そうはいっても、かっこいいときはかっこいい林遣都。スーツ姿はかっこいいし、『劇場版 おっさんずラブ 〜LOVE or DEAD〜』の浴衣姿もかっこよかった。襟の合わせと帯の締りがぴしっとしているところが牧の高潔な精神性の現れに思えた。『京都人の密かな愉しみ Blue 修行中』(15年)の祇園祭エピソードのときの浴衣姿も決まっていた。朝ドラに初めて出た『べっぴんさん』(18年)のドラマー役も、主人公の娘が憧れてしまうにふさわしいかっこよさだった。こういうのも、ボーン・トゥー・ビー・かっこいい、ではなくて経験や研鑽を積んだ末に身に着けたかっこよさなんだろうと思わせる、人間は努力して磨かれていく尊さみたいなものを感じさせるのが林遣都の良さ。ミドル世代ならこんな息子がほしいと思ってしまいそう。ミドルじゃなくても、完成したものに見惚れるのではなく、成長や感情の過程を見つめていたいと思わせるのが林遣都の魅力のように思う。大きなところでは都に出てなにかを成してほしいというような願いがこもった名前を親につけてもらっているところ、小さいところでは箸の持ち方が気になるところからして、世界中の全親の子への想いを背負っているような気さえするではないか。

■少年性からどんな姿へ?

林遣都は成長を見守りたい俳優である。

林遣都はデビュー時、まじりっけない少年性で数々の青春ものにたくさん出ていた。そのなかで、堤幸彦監督のロードムービー『コヨーテ、海へ』(10年)が林遣都の少年性がふんだんに出た最高傑作と私は思っている。ニューヨークを旅しながら失踪した父のこと、自分のことを見つめていく。20歳になったのと前後して、少年が大人になるように、社会人の役をやるようになるが、ドラマと映画になった『荒川アンダー ザ ブリッジ』(11年)では迷える若き社会人役を演じていた。自分じゃいっぱしのつもりが、河原に住む自由人たちにことごとく価値観を覆されて、アイデンティティを引き裂かれて、その先になにかを見出していく。くっきりしっかりした顔立ちで、パリッとしたワイシャツを着こなしながら、瞳だけはどこか迷っているような。こういうのがなんだか似合う。
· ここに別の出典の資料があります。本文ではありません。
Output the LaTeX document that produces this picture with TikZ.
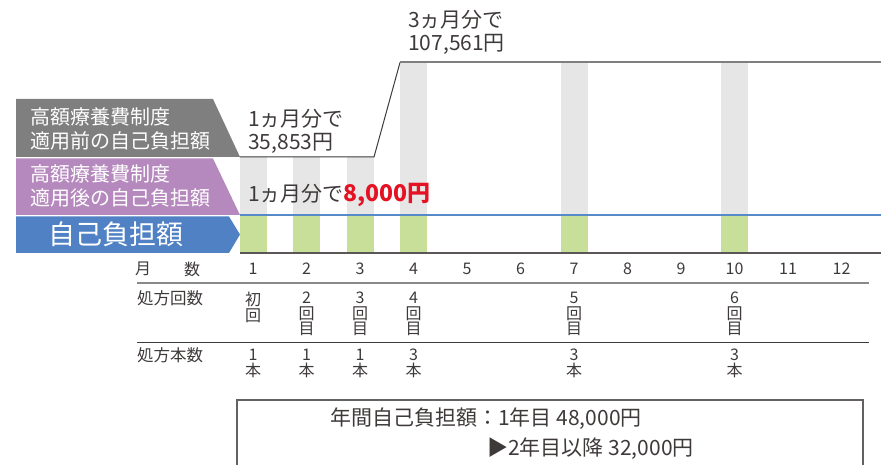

舞台『ローゼンクランツとギルデンスターンは死んだ』(生田斗真と菅田将暉のW主演)ではそれこそ悩む人代表のようなハムレットを演じていた。その際、気がへんになったのかと思われる場面でわーーーっと声を抑揚つけて出しながら舞台を横切る、あくまで演技なにか不器用なのかキワキワな感じに気がへんになったのかも? と思わせる人らしくてすばらしく面白かったことが忘れられない。出番は少ないながら確実に鮮烈な印象を残した。今度また舞台『風博士』(11月30日〜)に出る。常にとどまることなく新たな役に全力で取り組み、そのたび成長していく林遣都。つぎはどんな姿を見せてくれるだろうか。